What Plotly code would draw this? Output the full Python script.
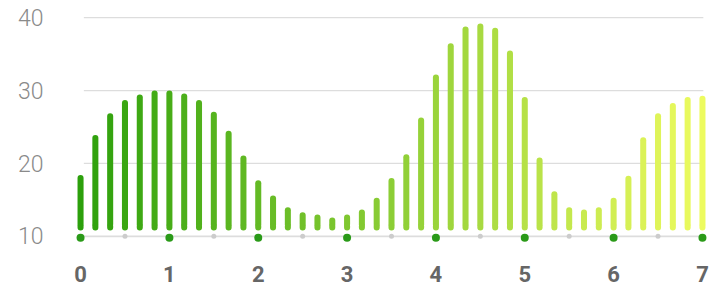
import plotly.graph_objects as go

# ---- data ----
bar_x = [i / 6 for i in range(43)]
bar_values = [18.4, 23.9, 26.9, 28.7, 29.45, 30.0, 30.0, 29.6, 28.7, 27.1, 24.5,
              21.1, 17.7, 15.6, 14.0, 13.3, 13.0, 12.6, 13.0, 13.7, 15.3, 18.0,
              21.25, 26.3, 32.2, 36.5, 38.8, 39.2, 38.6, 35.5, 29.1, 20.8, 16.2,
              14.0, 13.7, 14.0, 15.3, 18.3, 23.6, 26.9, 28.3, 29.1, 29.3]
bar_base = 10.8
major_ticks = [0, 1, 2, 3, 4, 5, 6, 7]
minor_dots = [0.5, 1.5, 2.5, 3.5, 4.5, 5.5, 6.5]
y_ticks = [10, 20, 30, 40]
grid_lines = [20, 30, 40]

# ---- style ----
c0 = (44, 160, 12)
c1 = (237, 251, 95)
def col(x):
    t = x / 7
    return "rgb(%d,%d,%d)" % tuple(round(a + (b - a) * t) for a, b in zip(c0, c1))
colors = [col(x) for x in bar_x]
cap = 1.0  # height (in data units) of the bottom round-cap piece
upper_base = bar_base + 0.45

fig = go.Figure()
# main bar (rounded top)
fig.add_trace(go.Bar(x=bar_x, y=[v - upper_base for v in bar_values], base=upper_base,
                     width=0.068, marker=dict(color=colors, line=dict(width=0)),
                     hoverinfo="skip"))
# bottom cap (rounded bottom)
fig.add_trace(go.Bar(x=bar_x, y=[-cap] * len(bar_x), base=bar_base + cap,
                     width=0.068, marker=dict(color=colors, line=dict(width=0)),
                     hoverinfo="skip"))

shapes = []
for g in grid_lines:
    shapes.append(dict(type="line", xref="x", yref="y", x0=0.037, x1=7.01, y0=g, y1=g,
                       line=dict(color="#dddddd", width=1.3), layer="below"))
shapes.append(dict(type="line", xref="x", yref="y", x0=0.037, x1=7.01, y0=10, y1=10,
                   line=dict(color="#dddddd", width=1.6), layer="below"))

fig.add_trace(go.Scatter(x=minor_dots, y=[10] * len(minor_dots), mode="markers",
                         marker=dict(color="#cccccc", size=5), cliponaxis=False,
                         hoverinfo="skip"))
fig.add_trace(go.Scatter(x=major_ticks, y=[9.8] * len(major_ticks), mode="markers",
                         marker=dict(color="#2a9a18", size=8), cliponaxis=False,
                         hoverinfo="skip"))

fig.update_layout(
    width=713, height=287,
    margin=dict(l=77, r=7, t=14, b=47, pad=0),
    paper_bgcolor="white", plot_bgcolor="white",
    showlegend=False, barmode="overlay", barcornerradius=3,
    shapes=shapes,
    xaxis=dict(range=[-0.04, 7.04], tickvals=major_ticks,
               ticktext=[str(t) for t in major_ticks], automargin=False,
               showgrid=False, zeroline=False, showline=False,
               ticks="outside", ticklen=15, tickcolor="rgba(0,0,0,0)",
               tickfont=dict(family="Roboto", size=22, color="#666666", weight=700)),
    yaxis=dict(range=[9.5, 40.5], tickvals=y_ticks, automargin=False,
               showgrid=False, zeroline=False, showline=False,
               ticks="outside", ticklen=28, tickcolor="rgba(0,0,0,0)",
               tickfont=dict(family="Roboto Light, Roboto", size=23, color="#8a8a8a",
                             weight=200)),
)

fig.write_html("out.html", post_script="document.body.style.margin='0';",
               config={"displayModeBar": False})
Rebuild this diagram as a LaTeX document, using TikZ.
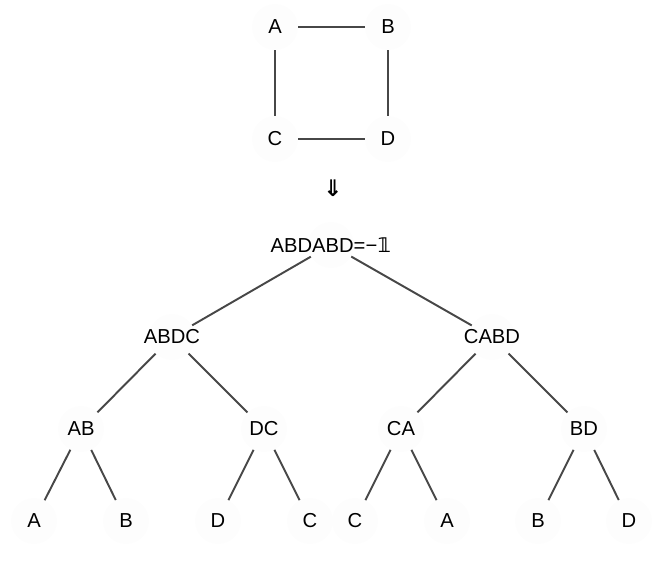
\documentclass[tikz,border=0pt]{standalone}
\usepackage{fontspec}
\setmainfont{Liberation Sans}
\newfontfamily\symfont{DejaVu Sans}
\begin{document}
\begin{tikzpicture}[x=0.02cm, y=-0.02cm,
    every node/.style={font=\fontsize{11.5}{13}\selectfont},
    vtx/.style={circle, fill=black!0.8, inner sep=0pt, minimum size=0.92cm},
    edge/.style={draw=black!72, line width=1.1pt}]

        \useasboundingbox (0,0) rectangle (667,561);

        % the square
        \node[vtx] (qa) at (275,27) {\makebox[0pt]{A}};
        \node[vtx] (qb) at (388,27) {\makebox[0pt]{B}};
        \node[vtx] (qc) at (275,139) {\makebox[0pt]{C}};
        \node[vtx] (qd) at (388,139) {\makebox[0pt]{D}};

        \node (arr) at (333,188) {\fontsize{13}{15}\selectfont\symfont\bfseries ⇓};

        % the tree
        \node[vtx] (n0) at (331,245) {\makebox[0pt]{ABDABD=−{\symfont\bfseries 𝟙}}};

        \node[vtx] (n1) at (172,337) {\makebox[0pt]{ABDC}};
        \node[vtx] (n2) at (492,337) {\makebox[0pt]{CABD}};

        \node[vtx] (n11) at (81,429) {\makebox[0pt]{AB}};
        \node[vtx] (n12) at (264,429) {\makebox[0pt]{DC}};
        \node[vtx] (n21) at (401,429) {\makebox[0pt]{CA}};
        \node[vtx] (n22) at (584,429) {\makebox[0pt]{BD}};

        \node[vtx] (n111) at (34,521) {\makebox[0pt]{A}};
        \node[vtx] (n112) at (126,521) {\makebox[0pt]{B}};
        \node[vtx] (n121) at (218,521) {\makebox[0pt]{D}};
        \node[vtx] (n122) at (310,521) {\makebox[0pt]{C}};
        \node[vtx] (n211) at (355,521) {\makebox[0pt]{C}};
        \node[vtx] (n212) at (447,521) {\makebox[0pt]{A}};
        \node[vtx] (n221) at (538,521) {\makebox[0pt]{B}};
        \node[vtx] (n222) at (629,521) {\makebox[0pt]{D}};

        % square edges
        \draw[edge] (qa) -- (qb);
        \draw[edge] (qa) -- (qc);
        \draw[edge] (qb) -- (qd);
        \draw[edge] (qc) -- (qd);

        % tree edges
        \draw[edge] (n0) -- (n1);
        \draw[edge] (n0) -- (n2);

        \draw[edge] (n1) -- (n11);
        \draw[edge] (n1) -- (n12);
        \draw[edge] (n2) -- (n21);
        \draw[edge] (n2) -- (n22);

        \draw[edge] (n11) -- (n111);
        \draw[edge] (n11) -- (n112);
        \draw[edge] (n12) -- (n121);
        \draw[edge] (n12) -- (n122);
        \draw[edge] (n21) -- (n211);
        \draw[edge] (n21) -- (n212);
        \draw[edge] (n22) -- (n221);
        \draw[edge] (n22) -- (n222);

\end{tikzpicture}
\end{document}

******************************

_What is required_
Leaving all pictures aside, quote each record exactly.

_Result below_
What Plotly code would draw this? Output the full Python script.
import plotly.graph_objects as go

# ---- data ----
bar_x = [i / 6 for i in range(43)]
bar_values = [18.4, 23.9, 26.9, 28.7, 29.45, 30.0, 30.0, 29.6, 28.7, 27.1, 24.5,
              21.1, 17.7, 15.6, 14.0, 13.3, 13.0, 12.6, 13.0, 13.7, 15.3, 18.0,
              21.25, 26.3, 32.2, 36.5, 38.8, 39.2, 38.6, 35.5, 29.1, 20.8, 16.2,
              14.0, 13.7, 14.0, 15.3, 18.3, 23.6, 26.9, 28.3, 29.1, 29.3]
bar_base = 10.8
major_ticks = [0, 1, 2, 3, 4, 5, 6, 7]
minor_dots = [0.5, 1.5, 2.5, 3.5, 4.5, 5.5, 6.5]
y_ticks = [10, 20, 30, 40]
grid_lines = [20, 30, 40]

# ---- style ----
c0 = (44, 160, 12)
c1 = (237, 251, 95)
def col(x):
    t = x / 7
    return "rgb(%d,%d,%d)" % tuple(round(a + (b - a) * t) for a, b in zip(c0, c1))
colors = [col(x) for x in bar_x]
cap = 1.0  # height (in data units) of the bottom round-cap piece
upper_base = bar_base + 0.45

fig = go.Figure()
# main bar (rounded top)
fig.add_trace(go.Bar(x=bar_x, y=[v - upper_base for v in bar_values], base=upper_base,
                     width=0.068, marker=dict(color=colors, line=dict(width=0)),
                     hoverinfo="skip"))
# bottom cap (rounded bottom)
fig.add_trace(go.Bar(x=bar_x, y=[-cap] * len(bar_x), base=bar_base + cap,
                     width=0.068, marker=dict(color=colors, line=dict(width=0)),
                     hoverinfo="skip"))

shapes = []
for g in grid_lines:
    shapes.append(dict(type="line", xref="x", yref="y", x0=0.037, x1=7.01, y0=g, y1=g,
                       line=dict(color="#dddddd", width=1.3), layer="below"))
shapes.append(dict(type="line", xref="x", yref="y", x0=0.037, x1=7.01, y0=10, y1=10,
                   line=dict(color="#dddddd", width=1.6), layer="below"))

fig.add_trace(go.Scatter(x=minor_dots, y=[10] * len(minor_dots), mode="markers",
                         marker=dict(color="#cccccc", size=5), cliponaxis=False,
                         hoverinfo="skip"))
fig.add_trace(go.Scatter(x=major_ticks, y=[9.8] * len(major_ticks), mode="markers",
                         marker=dict(color="#2a9a18", size=8), cliponaxis=False,
                         hoverinfo="skip"))

fig.update_layout(
    width=713, height=287,
    margin=dict(l=77, r=7, t=14, b=47, pad=0),
    paper_bgcolor="white", plot_bgcolor="white",
    showlegend=False, barmode="overlay", barcornerradius=3,
    shapes=shapes,
    xaxis=dict(range=[-0.04, 7.04], tickvals=major_ticks,
               ticktext=[str(t) for t in major_ticks], automargin=False,
               showgrid=False, zeroline=False, showline=False,
               ticks="outside", ticklen=15, tickcolor="rgba(0,0,0,0)",
               tickfont=dict(family="Roboto", size=22, color="#666666", weight=700)),
    yaxis=dict(range=[9.5, 40.5], tickvals=y_ticks, automargin=False,
               showgrid=False, zeroline=False, showline=False,
               ticks="outside", ticklen=28, tickcolor="rgba(0,0,0,0)",
               tickfont=dict(family="Roboto Light, Roboto", size=23, color="#8a8a8a",
                             weight=200)),
)

fig.write_html("out.html", post_script="document.body.style.margin='0';",
               config={"displayModeBar": False})
Rebuild this diagram as a LaTeX document, using TikZ.
\documentclass[tikz,border=0pt]{standalone}
\usepackage{fontspec}
\setmainfont{Liberation Sans}
\newfontfamily\symfont{DejaVu Sans}
\begin{document}
\begin{tikzpicture}[x=0.02cm, y=-0.02cm,
    every node/.style={font=\fontsize{11.5}{13}\selectfont},
    vtx/.style={circle, fill=black!0.8, inner sep=0pt, minimum size=0.92cm},
    edge/.style={draw=black!72, line width=1.1pt}]

        \useasboundingbox (0,0) rectangle (667,561);

        % the square
        \node[vtx] (qa) at (275,27) {\makebox[0pt]{A}};
        \node[vtx] (qb) at (388,27) {\makebox[0pt]{B}};
        \node[vtx] (qc) at (275,139) {\makebox[0pt]{C}};
        \node[vtx] (qd) at (388,139) {\makebox[0pt]{D}};

        \node (arr) at (333,188) {\fontsize{13}{15}\selectfont\symfont\bfseries ⇓};

        % the tree
        \node[vtx] (n0) at (331,245) {\makebox[0pt]{ABDABD=−{\symfont\bfseries 𝟙}}};

        \node[vtx] (n1) at (172,337) {\makebox[0pt]{ABDC}};
        \node[vtx] (n2) at (492,337) {\makebox[0pt]{CABD}};

        \node[vtx] (n11) at (81,429) {\makebox[0pt]{AB}};
        \node[vtx] (n12) at (264,429) {\makebox[0pt]{DC}};
        \node[vtx] (n21) at (401,429) {\makebox[0pt]{CA}};
        \node[vtx] (n22) at (584,429) {\makebox[0pt]{BD}};

        \node[vtx] (n111) at (34,521) {\makebox[0pt]{A}};
        \node[vtx] (n112) at (126,521) {\makebox[0pt]{B}};
        \node[vtx] (n121) at (218,521) {\makebox[0pt]{D}};
        \node[vtx] (n122) at (310,521) {\makebox[0pt]{C}};
        \node[vtx] (n211) at (355,521) {\makebox[0pt]{C}};
        \node[vtx] (n212) at (447,521) {\makebox[0pt]{A}};
        \node[vtx] (n221) at (538,521) {\makebox[0pt]{B}};
        \node[vtx] (n222) at (629,521) {\makebox[0pt]{D}};

        % square edges
        \draw[edge] (qa) -- (qb);
        \draw[edge] (qa) -- (qc);
        \draw[edge] (qb) -- (qd);
        \draw[edge] (qc) -- (qd);

        % tree edges
        \draw[edge] (n0) -- (n1);
        \draw[edge] (n0) -- (n2);

        \draw[edge] (n1) -- (n11);
        \draw[edge] (n1) -- (n12);
        \draw[edge] (n2) -- (n21);
        \draw[edge] (n2) -- (n22);

        \draw[edge] (n11) -- (n111);
        \draw[edge] (n11) -- (n112);
        \draw[edge] (n12) -- (n121);
        \draw[edge] (n12) -- (n122);
        \draw[edge] (n21) -- (n211);
        \draw[edge] (n21) -- (n212);
        \draw[edge] (n22) -- (n221);
        \draw[edge] (n22) -- (n222);

\end{tikzpicture}
\end{document}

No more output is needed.